Title: The Blue Lamp
Genre: Crime, Drama
Director: Basil Dearden
Music: Jack Parnell
Cinematography: Gordon Dines
A non-comedy Ealing Studio production dedicated to the men and women in the police service of Britain, Basil Dearden’s THE BLUE LAMP, whose title is a metonymy of police station, vehemently blends its realism milieu, the increase of post-war crime, with defiantly positive vibes around a virtuous constabulary, the constituents of their vocation runs the gamut from a nattering lady’s lost dog to a deadly gun-point encounter with a reckless misfit Tom Riley (Bogarde).
PC George Dixon (Warner) is a veteran copper on the verge of retirement, but accepts to stay on his beat for an additional 5 more years with alacrity. In spite of Ms. Dixon’s (Henson) initial reluctance, he offers lodging to a newly recruited PC Andy Mitchell (Hanley), who is exactly the same age of his son they lost in the war, and the trio actually gets along pleasantly and forms an ersatz family. On the same beat, Tom Riley and his partner-in-crime Spud (Doonan) are the peace-disturbing pests, from home-invasion, jewelry robbery to a stick-up in a cinema’s wicket goes terribly wrong, George, a foolhardy hero who doesn’t even bat an eyelid in the face of a loaded revolver, is shot by Tom and later dead in the hospital. There is an affecting naiveté in George’s attempt of talking Tom out of his transgression, which we couldn’t bear thinking about nowadays, that is how far our society have been degraded since then.
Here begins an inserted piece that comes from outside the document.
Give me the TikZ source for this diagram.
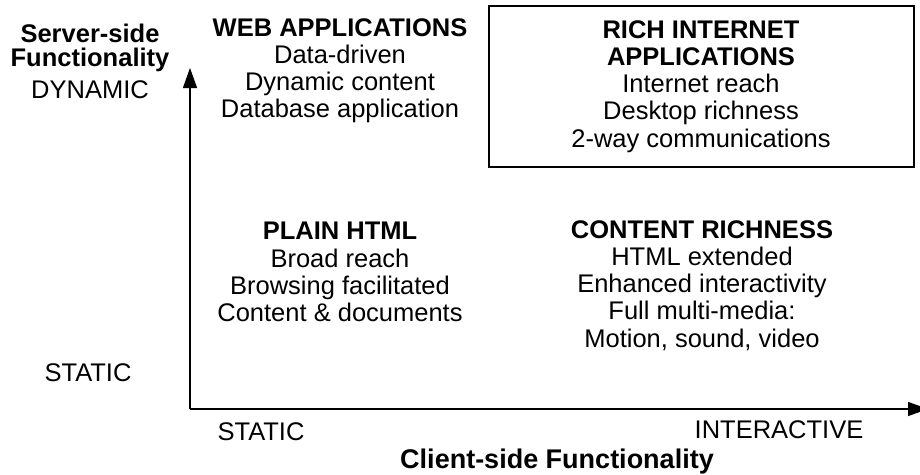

The rest of the story is to track down the perpetrator unbeknownst to the police through an assiduous and judicious procedural, mostly predicated on the lead of Tom’s girlfriend Diana Lewis (a 29-year-old Peggy Evans in a full-on victim mode of cluelessness, trepidation and hysteria, but she simply cannot pass off as a 17-year-older, no matter how much silver-screen glamuor is vamped up on her), and galvanized by Tom’s unexpectedly bold move, walking into the police station in broad daylight and feigning innocence through his wiles, the film pumps up its tension in a blistering car-chasing money shot in a suspiciously empty London, and slates its spectacular finale inside a jam-packed stadium where a dog race is in full swing and semaphore is signaled on the strength of a collective sense poetic justice, the film is rounded off with a slam-dunk fulfillment.
Jack Warner and Jimmy Hanley both give straight-up appearances of ordinary coppers with a heart, Robert Flemyng as Police Sgt. Roberts and Bernard Lee as Inspector Cherry are the brains in the work, both can actualize a glint of reactionary cognizance with nicety, but indeed, it is Dirk Bogarde’s dodgy villain gets the biggest canvas to run away with all our attention and admiration through his insidious beguilement. For what it is worth, THE BLUE LAMP is a solid testimony of Dearden’s cinematic aptitude and craftsmanship and harks back to a bygone era when the two sides of the law are still distinctively black or white.